Importantly, the issue of whether this new statute has any impact moving forward remains the subject of briefing at the Florida Supreme Court in the Gindel case.  After the approval of the new statute, Gindel filed a brief arguing that the statutory amendment rendered Centex’s appeal moot.  Centex responded with a brief stating that the new statute does not remedy the issue caused by the Gindel opinion because the Fourth District Court of Appeals held that service of the pre-suit notice of claim was an action as that term is used in Florida Statutes Section 95.11(3)(c).  As a result, Centex asserted that the statement in the new Section 558.004(1)(d) that a Chapter 558 notice of claim does not toll the statute of repose is essentially meaningless because it does not address the definition of “action” under Section 95.11(3)(c).  The Florida Supreme Court has not yet rendered any decision on this issue.
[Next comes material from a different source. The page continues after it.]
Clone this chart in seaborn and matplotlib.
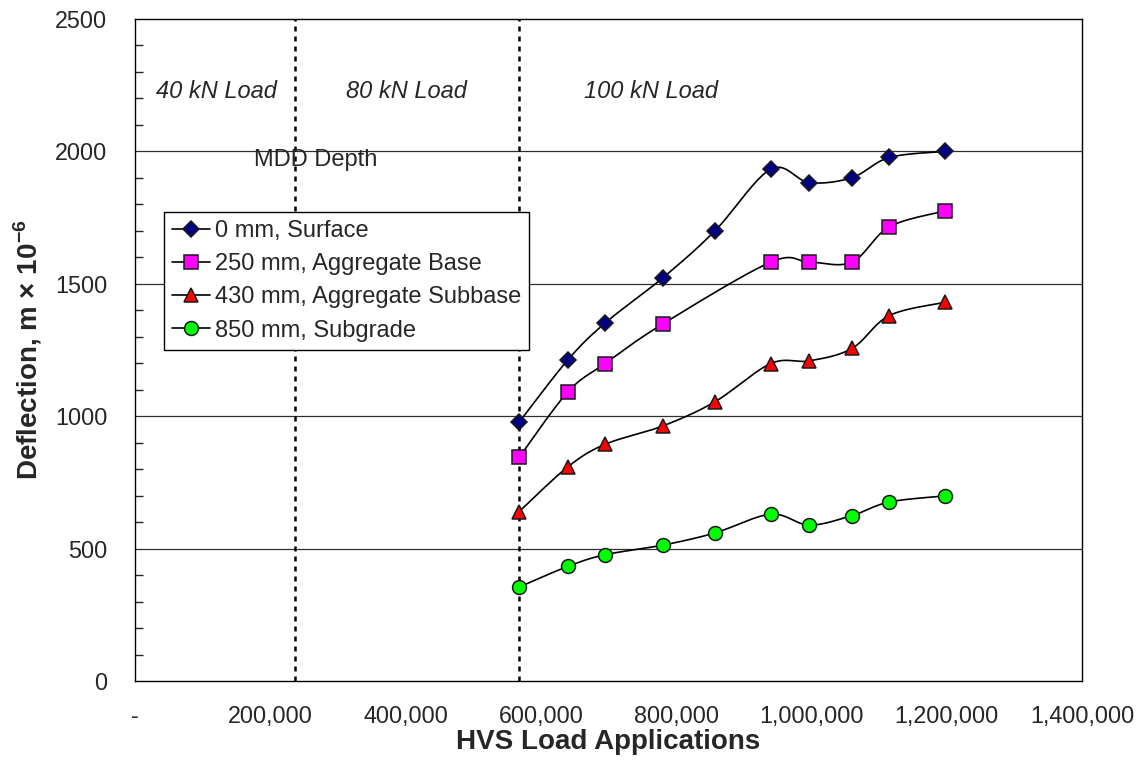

Based on these circumstances, it seems likely Florida’s Statute of Repose for construction and design claims will continue to evolve through legislation and decisional case law.  Until the issue is clarified further through the legislature and/or judiciary, it is likely that plaintiffs and defendants will take opposing views on whether a Chapter 558 notice can constitute an action for purposes of the statute of repose.